对于《本质》所谓的社会科学本质的实证观,我们可以引用库恩的科学哲学理论对其加以批判,因为库恩理论的最基本论点是,我们对藉以检验理论的事实的了解,总是通过现有的理解和认识的范式(paradigm)及体系而展开的;“更直接了当地说,独立于理论之外的事实是不存在的,因而所有理性的人都必须接受的、独一无二的观察、分析、解释世界的方法也是不存在的。我们当然可以比较相互竞争的不同理论,但我们手上并没有客观的尺度”(斯金纳,1991,页8)。然而,一是由于荷氏明确宣称不进行科学哲学的讨论;二是由于我以为继科学哲学大讨论之后德国学者哈贝马斯提出的观点或许是当代对此一问题有最深批判力和最大智慧者,所以本文仅以哈贝马斯的社会科学观——知识三型——作为一种参照框架,将《本质》基于实证主义预设之上的社会科学观置于此一框架中予以检讨和批判。 哈贝马斯认为,把对人类社会生活的研究与自然科学相提并论,是犯了两个方面的错误:一是它错误地认定人类具有完全的能力和理性,并完全了解自身行为的始因;二是这种观念助长了现代思想文化中的一种普遍倾向,即过高地估计了自然科学式知识的作用,把它视为唯一的关于自然世界和人类社会的有效知识。
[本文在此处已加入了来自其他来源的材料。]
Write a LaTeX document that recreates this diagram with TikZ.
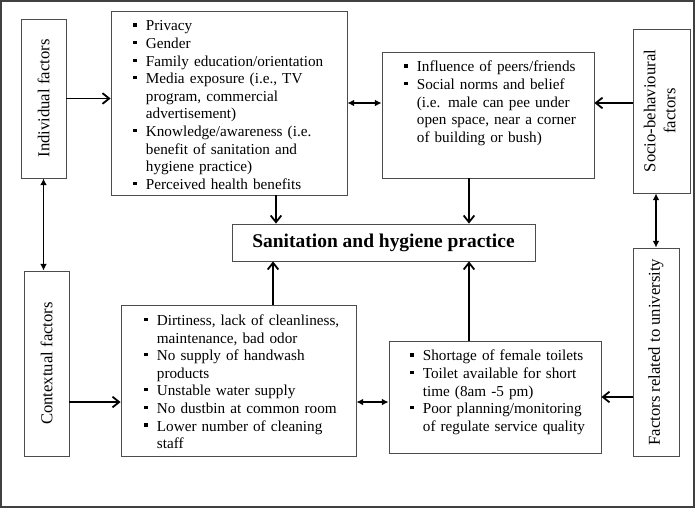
\documentclass[tikz,border=0pt]{standalone}
\usepackage{fontspec}
\setmainfont{Liberation Serif}
\usetikzlibrary{arrows.meta}
\newenvironment{bullets}{\begin{list}{\rule[3.3pt]{2.4pt}{2.4pt}}{\setlength{\leftmargin}{10pt}\setlength{\labelwidth}{2.4pt}\setlength{\labelsep}{7pt}\setlength{\itemsep}{0pt}\setlength{\parsep}{0pt}\setlength{\topsep}{0pt}\setlength{\partopsep}{0pt}}}{\end{list}}
\begin{document}
\begin{tikzpicture}[x=0.75pt,y=-0.75pt,
  box/.style={draw=black!70,line width=0.6pt,inner sep=0pt,font=\fontsize{12.5}{14.5}\selectfont},
  listtext/.style={anchor=north west,inner sep=0pt,text width=#1,font=\fontsize{11.4}{13.2}\selectfont},
  arr/.style={line width=1.35pt,-{Straight Barb[length=5pt,width=8pt]}},
  darr/.style={line width=1.35pt,{Latex[length=5pt,width=5pt]}-{Latex[length=5pt,width=5pt]}}]
\useasboundingbox (0,0) rectangle (696,508);
\draw[draw=black!75,line width=0.8pt] (1,1) rectangle (694,507);

\node[box,minimum width=33.75pt,minimum height=119.25pt] (indiv) at (43.5,98.5) {\rotatebox{90}{Individual factors}};
\node[box,minimum width=177pt,minimum height=138pt] (priv) at (229,103) {};
\node[box,minimum width=159pt,minimum height=94.5pt] (peer) at (488,115) {};
\node[box,minimum width=42.75pt,minimum height=123pt] (socio) at (661.5,111) {\rotatebox{90}{\begin{tabular}{@{}c@{}}Socio-behavioural\\[0.5pt]factors\end{tabular}}};
\node[box,minimum width=227.25pt,minimum height=27.75pt,font=\fontsize{14.6}{16}\selectfont\bfseries] (sanit) at (383.5,242.5) {Sanitation and hygiene practice};
\node[box,minimum width=33.75pt,minimum height=138.75pt] (context) at (46.5,363.5) {\rotatebox{90}{Contextual factors}};
\node[box,minimum width=176.25pt,minimum height=113.25pt] (dirt) at (238.5,380.5) {};
\node[box,minimum width=159pt,minimum height=84pt] (short) at (495,397) {};
\node[box,minimum width=34.5pt,minimum height=156pt] (univ) at (656,352) {\rotatebox{90}{Factors related to university}};

\node[listtext=165pt] (privtxt) at ([shift={(21.7,2.5)}]priv.north west) {\begin{bullets}
\item Privacy
\item Gender
\item Family education/orientation
\item Media exposure (i.e., TV\\ program, commercial\\ advertisement)
\item Knowledge/awareness (i.e.\\ benefit of sanitation and\\ hygiene practice)
\item Perceived health benefits
\end{bullets}};
\node[listtext=155pt] (peertxt) at ([shift={(21.7,2.5)}]peer.north west) {\begin{bullets}
\item Influence of peers/friends
\item Social norms and belief\\ (i.e. male can pee under\\ open space, near a corner\\ of building or bush)
\end{bullets}};
\node[listtext=168pt] (dirttxt) at ([shift={(22.7,3)}]dirt.north west) {\begin{bullets}
\item Dirtiness, lack of cleanliness,\\ maintenance, bad odor
\item No supply of handwash\\ products
\item Unstable water supply
\item No dustbin at common room
\item Lower number of cleaning\\ staff
\end{bullets}};
\node[listtext=155pt] (shorttxt) at ([shift={(20.7,2.5)}]short.north west) {\begin{bullets}
\item Shortage of female toilets
\item Toilet available for short\\ time (8am -5 pm)
\item Poor planning/monitoring\\ of regulate service quality
\end{bullets}};

\draw[arr] (indiv.east) -- (indiv.east -| priv.west);
\draw[darr] (priv.east) -- (priv.east -| peer.west);
\draw[arr] (priv.east -| socio.west) -- (priv.east -| peer.east);
\draw[arr] ([xshift=35.25pt]priv.south) -- ([xshift=35.25pt]priv.south |- sanit.north);
\draw[arr] ([xshift=-14.25pt]peer.south) -- ([xshift=-14.25pt]peer.south |- sanit.north);
\draw[arr] ([xshift=25.9pt]dirt.north) -- ([xshift=25.9pt]dirt.north |- sanit.south);
\draw[arr] ([xshift=-19.5pt]short.north) -- ([xshift=-19.5pt]short.north |- sanit.south);
\draw[darr] (indiv.south) -- (indiv.south |- context.north);
\draw[darr] (univ.north) -- (univ.north |- socio.south);
\draw[arr] ([yshift=-28.9pt]context.east) -- ([yshift=-28.9pt]context.east -| dirt.west);
\draw[darr] ([yshift=-28.9pt]context.east -| dirt.east) -- ([yshift=-28.9pt]context.east -| short.west);
\draw[arr] (univ.west |- short.east) -- (short.east);
\end{tikzpicture}
\end{document}
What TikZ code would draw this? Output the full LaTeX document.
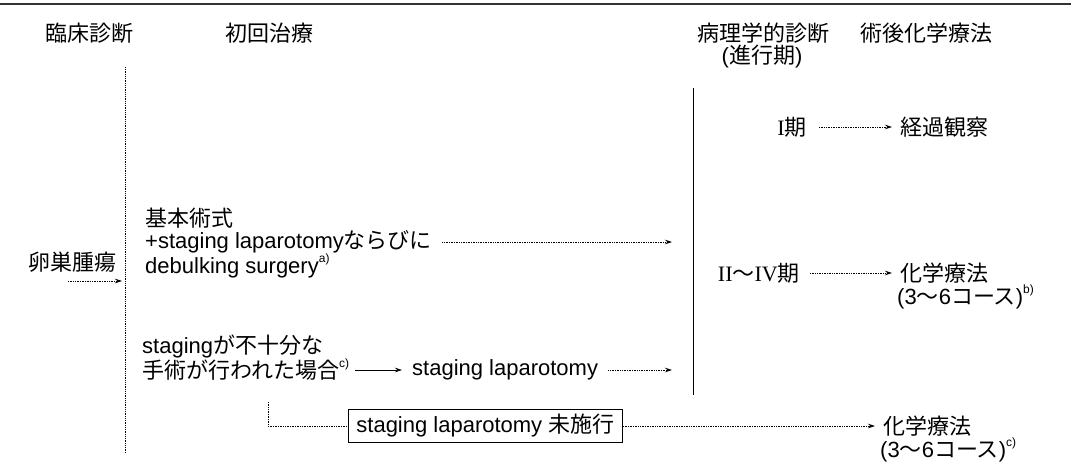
\documentclass[tikz,border=0pt]{standalone}
\usepackage{fontspec}
\setmainfont{Liberation Sans}
\newfontfamily\jp{Noto Sans CJK JP}
\newfontfamily\rom{Liberation Serif}
\usetikzlibrary{arrows.meta}
\newcommand{\supnote}[1]{\raisebox{0.5em}{\fontsize{12}{12}\selectfont #1}}
\begin{document}
\begin{tikzpicture}[x=1pt,y=-1pt,
  txt/.style={inner sep=0pt, font=\fontsize{22}{26}\selectfont},
  arr/.style={densely dotted, line width=0.7pt, -{Stealth[length=7pt,width=4.5pt]}},
  sarr/.style={line width=0.6pt, -{Stealth[length=7pt,width=4.5pt]}},
  vdot/.style={densely dotted, line width=0.8pt},
  vsol/.style={line width=0.8pt},
  boxed/.style={txt, draw, line width=0.8pt, inner xsep=8pt, inner ysep=5pt}]
\useasboundingbox (0,0) rectangle (1071,465);
\draw[line width=1.6pt, black!80] (0,4) -- (1071,4);
% headers
\node[txt, anchor=west] (h1) at (45,33) {\jp 臨床診断};
\node[txt, anchor=west] (h2) at (225,33) {\jp 初回治療};
\node[txt, anchor=west] (h3) at (697,33) {\jp 病理学的診断};
\node[txt] (h3b) at (762,57) {(\jp 進行期\rm )};
\node[txt, anchor=west] (h4) at (860,33) {\jp 術後化学療法};
% left column
\coordinate (l1) at (125,67);
\coordinate (l2) at (125,453);
\draw[vdot] (l1) -- (l2);
\node[txt, anchor=east] (ov) at (117,262) {\jp 卵巣腫瘍};
\coordinate (ova) at (68,281);
\coordinate (ovb) at (122,281);
\draw[arr] (ova) -- (ovb);
% right vertical
\coordinate (r1) at (693,88);
\coordinate (r2) at (693,395);
\draw[vsol] (r1) -- (r2);
% surgery block
\node[txt, anchor=west] (s1) at (145,218) {\jp 基本術式};
\node[txt, anchor=west] (s2) at (145,242) {+staging laparotomy{\jp ならびに}};
\node[txt, anchor=west] (s3) at (145,266) {debulking surgery\supnote{a)}};
\coordinate (s2e) at (672,242);
\draw[arr] ([xshift=10pt]s2.east) -- (s2e);
% stages
\node[txt, anchor=east] (st1) at (807,127) {{\rom I}{\jp 期}};
\node[txt, anchor=west] (o1) at (900,127) {\jp 経過観察};
\draw[arr] ([xshift=12pt]st1.east) -- ([xshift=-8pt]o1.west);
\node[txt, anchor=east] (st2) at (800,273) {{\rom II}{\jp 〜}{\rom IV}{\jp 期}};
\node[txt, anchor=west] (o2) at (900,273) {\jp 化学療法};
\node[txt, anchor=west] (o2b) at (897,297) {(3{\jp 〜}6{\jp コース})\supnote{b)}};
\draw[arr] ([xshift=10pt]st2.east) -- ([xshift=-8pt]o2.west);
% incomplete staging
\node[txt, anchor=west] (i1) at (142,346) {staging{\jp が不十分な}};
\node[txt, anchor=west] (i2) at (142,370) {{\jp 手術が行われた場合}\supnote{c)}};
\node[txt, anchor=west] (sl) at (412,370) {staging laparotomy};
\draw[sarr] ([xshift=6pt]i2.east) -- ([xshift=-10pt]sl.west);
\coordinate (sle) at (672,370);
\draw[arr] ([xshift=10pt]sl.east) -- (sle);
% not performed
\node[boxed, anchor=west] (nb) at (348,426) {staging laparotomy {\jp 未施行}};
\coordinate (br) at (268,402);
\draw[densely dotted, line width=0.7pt] (br) |- (nb.west);
\node[txt, anchor=west] (o3) at (883,426) {\jp 化学療法};
\node[txt, anchor=west] (o3b) at (880,450) {(3{\jp 〜}6{\jp コース})\supnote{c)}};
\draw[arr] (nb.east) -- ([xshift=-8pt]o3.west);
\end{tikzpicture}
\end{document}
在某种意义上讲,这种观念忽略了人类“自我反省”或“反思”的能力,进而否定了人类主体的主观兴趣对科学知识形成的支配性,最终也就排斥了实证论的社会科学知识以外的据人类其他主观兴趣而产出的其他知识类型。 为了回答上述问题,哈贝马斯追本溯源地探讨了认知旨趣(cognitive interests) 等知识构成因素在现代西方思想发展的进程中对于形成社会科学不同类型的知识的重要意义,并有系统地指出人类知识构成因素的认知旨趣的主要类型、以及据这些不同的类型而形成的不同类型的社会科学。哈氏在1968年出版的Erkenntnis und Interesse (1972年被译成英文Knowledge and Human Interests 出版)一书中指出,认知旨趣乃是人类知识的构成因素,从而也被称为“知识构成的旨趣”;正是这些知识构成旨趣的不同类型,各自形成了相应类型的社会科学。他把社会科学知识分为三种类型,并以隐含于这三种知识中的三种不同类型的旨趣作为区分知识形态的标准。他说,“相对于三种不同的研究过程类型,我们可以展示出存在于逻辑方法论的规则与知识构成的旨趣之间的三种具体关系。展示这些关系便是欲求摆脱实证主义诡计的批判的科学哲学的任务。经验分析科学的进路包含了一种技术的认知旨趣,历史—阐释科学的进路包含了一种实践的认知旨趣,而以批判为导向的科学的进路则包含了一种解放的认知旨趣——如我们所见,此种解放的旨趣乃渊源于诸传统的诸种理论中”(Habermas,1981,p308)。